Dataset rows

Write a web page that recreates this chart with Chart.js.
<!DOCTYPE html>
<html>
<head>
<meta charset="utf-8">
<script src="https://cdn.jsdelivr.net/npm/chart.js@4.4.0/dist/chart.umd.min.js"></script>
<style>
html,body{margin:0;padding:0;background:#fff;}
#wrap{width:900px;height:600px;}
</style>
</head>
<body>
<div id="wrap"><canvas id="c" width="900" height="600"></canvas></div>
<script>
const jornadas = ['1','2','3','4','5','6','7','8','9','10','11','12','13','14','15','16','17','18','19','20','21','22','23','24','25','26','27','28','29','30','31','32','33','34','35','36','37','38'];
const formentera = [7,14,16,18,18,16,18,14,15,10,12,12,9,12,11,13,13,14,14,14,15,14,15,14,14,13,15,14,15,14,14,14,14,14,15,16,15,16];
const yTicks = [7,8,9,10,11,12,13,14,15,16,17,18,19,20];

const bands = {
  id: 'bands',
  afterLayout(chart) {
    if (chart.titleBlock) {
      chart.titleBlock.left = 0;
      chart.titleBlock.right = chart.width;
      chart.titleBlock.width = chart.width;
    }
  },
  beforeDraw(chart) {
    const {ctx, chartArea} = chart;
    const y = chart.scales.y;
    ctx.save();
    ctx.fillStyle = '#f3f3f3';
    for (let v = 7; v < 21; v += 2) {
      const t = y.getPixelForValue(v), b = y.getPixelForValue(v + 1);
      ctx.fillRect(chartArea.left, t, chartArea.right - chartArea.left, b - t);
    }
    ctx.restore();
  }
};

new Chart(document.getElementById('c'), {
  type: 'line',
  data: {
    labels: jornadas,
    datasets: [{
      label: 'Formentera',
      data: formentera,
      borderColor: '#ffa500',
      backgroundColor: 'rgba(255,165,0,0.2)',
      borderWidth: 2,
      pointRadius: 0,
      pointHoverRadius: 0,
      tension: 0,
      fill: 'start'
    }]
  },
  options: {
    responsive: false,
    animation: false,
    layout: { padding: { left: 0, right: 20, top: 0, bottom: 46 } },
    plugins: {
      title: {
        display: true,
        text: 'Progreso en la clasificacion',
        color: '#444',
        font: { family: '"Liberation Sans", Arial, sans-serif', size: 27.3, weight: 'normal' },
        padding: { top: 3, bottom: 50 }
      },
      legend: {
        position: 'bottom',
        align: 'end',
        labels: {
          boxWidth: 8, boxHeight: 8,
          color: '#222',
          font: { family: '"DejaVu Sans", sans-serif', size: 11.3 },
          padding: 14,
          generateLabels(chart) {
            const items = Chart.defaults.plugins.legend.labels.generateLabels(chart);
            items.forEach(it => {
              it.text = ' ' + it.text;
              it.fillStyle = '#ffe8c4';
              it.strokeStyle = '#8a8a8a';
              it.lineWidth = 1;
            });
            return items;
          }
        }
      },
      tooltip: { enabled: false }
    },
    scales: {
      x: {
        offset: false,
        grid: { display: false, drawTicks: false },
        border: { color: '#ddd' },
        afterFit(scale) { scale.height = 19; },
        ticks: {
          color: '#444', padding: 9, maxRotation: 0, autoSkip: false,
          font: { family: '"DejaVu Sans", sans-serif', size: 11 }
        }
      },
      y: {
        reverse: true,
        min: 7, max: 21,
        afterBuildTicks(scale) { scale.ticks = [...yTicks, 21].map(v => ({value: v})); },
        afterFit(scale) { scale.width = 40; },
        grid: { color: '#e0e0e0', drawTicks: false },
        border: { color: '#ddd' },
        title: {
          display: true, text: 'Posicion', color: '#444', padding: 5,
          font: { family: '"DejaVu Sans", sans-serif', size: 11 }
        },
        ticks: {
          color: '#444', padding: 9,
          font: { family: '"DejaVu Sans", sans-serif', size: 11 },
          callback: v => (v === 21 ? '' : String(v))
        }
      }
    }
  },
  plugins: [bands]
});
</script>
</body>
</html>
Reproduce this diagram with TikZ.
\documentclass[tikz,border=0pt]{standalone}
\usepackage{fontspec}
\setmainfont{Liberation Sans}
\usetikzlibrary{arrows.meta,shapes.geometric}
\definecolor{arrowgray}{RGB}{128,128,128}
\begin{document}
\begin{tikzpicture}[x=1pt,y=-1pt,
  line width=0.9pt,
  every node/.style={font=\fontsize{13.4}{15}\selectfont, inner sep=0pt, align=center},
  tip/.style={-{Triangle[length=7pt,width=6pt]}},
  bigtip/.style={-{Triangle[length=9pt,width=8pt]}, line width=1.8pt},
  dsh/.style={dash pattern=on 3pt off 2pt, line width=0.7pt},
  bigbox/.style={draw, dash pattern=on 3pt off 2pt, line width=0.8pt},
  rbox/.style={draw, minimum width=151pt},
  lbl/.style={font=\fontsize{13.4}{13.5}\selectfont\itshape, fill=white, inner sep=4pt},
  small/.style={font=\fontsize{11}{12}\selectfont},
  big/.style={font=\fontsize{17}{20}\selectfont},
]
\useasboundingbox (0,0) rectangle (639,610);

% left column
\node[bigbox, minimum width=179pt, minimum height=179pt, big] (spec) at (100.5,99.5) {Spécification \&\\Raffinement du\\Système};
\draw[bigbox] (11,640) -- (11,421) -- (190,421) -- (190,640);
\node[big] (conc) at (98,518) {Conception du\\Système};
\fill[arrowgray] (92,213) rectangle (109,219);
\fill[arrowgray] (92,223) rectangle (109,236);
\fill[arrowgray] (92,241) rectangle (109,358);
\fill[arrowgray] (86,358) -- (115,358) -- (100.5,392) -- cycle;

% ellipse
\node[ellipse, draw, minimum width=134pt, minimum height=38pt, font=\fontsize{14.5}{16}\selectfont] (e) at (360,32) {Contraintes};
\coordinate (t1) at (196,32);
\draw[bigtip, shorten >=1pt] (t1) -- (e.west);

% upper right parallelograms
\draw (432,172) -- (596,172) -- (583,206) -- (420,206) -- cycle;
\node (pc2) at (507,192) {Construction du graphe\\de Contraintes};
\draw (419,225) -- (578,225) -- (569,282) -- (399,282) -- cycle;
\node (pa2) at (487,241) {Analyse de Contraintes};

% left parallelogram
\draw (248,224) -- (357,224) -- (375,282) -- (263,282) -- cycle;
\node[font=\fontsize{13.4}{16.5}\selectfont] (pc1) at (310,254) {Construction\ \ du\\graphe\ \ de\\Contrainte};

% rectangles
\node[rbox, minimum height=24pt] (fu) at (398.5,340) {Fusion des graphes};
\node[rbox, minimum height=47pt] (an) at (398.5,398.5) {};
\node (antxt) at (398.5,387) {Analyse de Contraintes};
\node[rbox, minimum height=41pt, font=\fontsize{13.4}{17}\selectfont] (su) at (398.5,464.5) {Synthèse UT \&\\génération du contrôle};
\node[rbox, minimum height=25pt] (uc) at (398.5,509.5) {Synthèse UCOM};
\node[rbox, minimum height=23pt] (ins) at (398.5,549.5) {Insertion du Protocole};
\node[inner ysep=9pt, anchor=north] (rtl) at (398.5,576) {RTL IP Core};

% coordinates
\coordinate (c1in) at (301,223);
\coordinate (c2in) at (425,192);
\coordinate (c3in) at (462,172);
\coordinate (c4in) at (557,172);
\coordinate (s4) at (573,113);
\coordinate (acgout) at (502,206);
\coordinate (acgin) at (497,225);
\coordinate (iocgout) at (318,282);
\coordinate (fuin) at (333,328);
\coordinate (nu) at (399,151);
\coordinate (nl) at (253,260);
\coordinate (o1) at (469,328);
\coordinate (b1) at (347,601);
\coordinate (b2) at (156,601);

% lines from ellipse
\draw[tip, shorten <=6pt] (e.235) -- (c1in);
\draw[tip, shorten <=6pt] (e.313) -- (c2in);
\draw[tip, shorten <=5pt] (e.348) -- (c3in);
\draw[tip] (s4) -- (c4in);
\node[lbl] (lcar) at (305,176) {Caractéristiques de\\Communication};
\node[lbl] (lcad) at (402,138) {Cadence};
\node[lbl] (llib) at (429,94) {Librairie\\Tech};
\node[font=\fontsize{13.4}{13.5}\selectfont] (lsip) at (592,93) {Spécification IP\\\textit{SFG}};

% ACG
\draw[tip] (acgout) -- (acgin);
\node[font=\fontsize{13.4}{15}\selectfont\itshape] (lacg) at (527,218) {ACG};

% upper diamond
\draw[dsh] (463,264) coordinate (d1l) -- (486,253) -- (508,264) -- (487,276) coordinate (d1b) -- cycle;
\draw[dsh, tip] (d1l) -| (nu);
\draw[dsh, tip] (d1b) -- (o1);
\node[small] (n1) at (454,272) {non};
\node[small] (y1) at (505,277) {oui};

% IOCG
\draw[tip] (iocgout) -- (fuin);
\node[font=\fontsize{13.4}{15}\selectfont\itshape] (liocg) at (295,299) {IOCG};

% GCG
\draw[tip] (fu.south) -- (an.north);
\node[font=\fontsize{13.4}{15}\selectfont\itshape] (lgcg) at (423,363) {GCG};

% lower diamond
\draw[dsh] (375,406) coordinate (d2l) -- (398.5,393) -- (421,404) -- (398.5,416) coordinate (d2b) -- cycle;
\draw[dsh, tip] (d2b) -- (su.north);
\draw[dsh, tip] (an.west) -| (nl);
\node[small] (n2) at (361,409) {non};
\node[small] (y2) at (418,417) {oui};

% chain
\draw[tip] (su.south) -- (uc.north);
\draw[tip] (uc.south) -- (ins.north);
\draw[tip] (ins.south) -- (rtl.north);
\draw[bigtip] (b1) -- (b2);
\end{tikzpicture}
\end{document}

---

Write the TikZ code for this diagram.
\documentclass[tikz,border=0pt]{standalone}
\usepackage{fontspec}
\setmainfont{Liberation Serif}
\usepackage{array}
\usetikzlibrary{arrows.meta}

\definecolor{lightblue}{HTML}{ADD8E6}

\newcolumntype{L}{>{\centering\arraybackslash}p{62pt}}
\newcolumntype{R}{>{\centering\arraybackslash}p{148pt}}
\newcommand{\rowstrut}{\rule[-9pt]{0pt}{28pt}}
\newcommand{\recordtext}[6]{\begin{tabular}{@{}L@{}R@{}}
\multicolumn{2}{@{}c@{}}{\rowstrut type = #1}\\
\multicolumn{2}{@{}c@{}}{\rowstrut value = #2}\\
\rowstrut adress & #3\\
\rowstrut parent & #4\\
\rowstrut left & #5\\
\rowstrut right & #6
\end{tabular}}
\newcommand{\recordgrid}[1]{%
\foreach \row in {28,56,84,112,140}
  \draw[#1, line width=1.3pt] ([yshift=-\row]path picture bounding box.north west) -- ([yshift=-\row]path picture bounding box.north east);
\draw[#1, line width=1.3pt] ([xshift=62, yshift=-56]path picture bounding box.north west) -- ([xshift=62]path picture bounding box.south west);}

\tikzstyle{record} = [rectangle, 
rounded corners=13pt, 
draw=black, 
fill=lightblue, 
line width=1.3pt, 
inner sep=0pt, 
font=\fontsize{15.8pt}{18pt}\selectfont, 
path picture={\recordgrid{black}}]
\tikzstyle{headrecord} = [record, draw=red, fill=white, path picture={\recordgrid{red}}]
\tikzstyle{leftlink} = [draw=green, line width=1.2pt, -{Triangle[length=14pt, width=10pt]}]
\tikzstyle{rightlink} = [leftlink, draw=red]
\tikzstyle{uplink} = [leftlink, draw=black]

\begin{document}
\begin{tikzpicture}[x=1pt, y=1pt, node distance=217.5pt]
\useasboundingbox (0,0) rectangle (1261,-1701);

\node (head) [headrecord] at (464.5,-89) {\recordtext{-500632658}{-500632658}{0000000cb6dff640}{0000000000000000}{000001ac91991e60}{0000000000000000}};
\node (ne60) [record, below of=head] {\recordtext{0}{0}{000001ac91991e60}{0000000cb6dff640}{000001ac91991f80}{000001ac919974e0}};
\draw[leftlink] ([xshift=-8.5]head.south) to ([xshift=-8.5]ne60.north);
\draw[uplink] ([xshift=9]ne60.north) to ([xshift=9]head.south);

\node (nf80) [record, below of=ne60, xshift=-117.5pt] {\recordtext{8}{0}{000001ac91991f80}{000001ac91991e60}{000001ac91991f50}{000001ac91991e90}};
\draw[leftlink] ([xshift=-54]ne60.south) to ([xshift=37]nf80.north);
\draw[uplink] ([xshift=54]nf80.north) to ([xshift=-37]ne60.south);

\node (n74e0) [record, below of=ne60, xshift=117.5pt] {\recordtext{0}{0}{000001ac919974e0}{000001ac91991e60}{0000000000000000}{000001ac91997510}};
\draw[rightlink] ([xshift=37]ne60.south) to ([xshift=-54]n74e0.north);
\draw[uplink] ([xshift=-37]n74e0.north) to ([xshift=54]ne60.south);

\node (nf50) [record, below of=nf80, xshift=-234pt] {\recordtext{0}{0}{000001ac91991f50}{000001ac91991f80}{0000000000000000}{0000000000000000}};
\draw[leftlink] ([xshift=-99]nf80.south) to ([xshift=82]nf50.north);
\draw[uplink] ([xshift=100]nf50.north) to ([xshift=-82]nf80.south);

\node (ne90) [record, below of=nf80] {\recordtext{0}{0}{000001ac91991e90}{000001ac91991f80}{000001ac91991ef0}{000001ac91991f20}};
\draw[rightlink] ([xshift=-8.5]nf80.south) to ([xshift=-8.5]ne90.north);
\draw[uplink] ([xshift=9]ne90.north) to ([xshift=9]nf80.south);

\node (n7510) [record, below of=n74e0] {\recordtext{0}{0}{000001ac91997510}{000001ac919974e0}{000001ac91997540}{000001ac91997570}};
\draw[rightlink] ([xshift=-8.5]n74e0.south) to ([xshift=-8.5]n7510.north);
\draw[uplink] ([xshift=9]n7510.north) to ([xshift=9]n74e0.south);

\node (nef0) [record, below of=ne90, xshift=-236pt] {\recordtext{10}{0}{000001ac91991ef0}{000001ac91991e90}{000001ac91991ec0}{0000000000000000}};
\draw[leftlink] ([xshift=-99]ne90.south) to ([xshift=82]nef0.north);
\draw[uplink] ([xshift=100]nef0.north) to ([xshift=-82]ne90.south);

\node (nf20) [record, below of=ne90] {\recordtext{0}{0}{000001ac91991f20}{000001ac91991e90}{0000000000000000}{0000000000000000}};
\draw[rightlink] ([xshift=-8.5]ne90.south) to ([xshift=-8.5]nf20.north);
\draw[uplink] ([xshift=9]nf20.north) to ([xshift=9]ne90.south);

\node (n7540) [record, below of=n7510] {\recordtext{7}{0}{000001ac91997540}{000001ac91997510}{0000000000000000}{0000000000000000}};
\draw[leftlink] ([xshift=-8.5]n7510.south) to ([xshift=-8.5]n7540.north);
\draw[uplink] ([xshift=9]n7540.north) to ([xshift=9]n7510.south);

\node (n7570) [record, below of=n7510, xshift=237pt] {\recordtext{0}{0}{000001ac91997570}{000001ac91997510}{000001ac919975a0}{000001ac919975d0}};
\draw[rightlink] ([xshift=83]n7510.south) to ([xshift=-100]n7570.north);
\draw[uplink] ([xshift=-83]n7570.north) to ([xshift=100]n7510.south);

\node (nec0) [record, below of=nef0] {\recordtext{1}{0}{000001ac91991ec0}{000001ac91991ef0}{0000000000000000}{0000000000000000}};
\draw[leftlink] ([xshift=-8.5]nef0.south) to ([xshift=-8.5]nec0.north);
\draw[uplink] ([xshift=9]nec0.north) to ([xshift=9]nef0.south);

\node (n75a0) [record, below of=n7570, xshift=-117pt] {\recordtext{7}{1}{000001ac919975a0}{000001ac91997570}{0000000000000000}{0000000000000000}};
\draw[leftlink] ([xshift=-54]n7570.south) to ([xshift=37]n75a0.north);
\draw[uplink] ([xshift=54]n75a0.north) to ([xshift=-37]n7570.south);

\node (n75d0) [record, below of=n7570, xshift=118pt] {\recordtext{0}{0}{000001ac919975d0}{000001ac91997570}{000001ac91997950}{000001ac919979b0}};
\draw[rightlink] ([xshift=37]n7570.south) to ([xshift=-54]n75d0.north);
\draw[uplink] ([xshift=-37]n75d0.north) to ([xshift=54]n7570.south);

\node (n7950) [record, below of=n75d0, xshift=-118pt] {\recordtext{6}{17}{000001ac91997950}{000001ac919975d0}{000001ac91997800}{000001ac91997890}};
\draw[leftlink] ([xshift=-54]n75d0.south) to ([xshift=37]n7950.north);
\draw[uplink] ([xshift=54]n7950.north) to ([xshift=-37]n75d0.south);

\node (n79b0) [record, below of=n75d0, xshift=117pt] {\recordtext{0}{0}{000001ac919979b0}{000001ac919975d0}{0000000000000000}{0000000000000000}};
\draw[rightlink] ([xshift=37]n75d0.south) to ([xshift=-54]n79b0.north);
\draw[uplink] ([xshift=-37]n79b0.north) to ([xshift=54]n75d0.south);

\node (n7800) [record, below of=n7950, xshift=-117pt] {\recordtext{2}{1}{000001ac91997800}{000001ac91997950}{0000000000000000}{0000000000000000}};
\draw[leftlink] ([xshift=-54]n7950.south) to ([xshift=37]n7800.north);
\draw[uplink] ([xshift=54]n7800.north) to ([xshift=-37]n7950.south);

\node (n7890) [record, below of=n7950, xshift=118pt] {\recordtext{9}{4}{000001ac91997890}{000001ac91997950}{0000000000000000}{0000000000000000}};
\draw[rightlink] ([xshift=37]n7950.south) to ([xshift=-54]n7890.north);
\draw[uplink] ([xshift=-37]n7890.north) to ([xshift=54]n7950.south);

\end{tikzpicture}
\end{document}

WORK TO BE COMPLETED
Find every line in the listing that holds the string "this", then say how many there are as a bare number.

WORKED ANSWER
3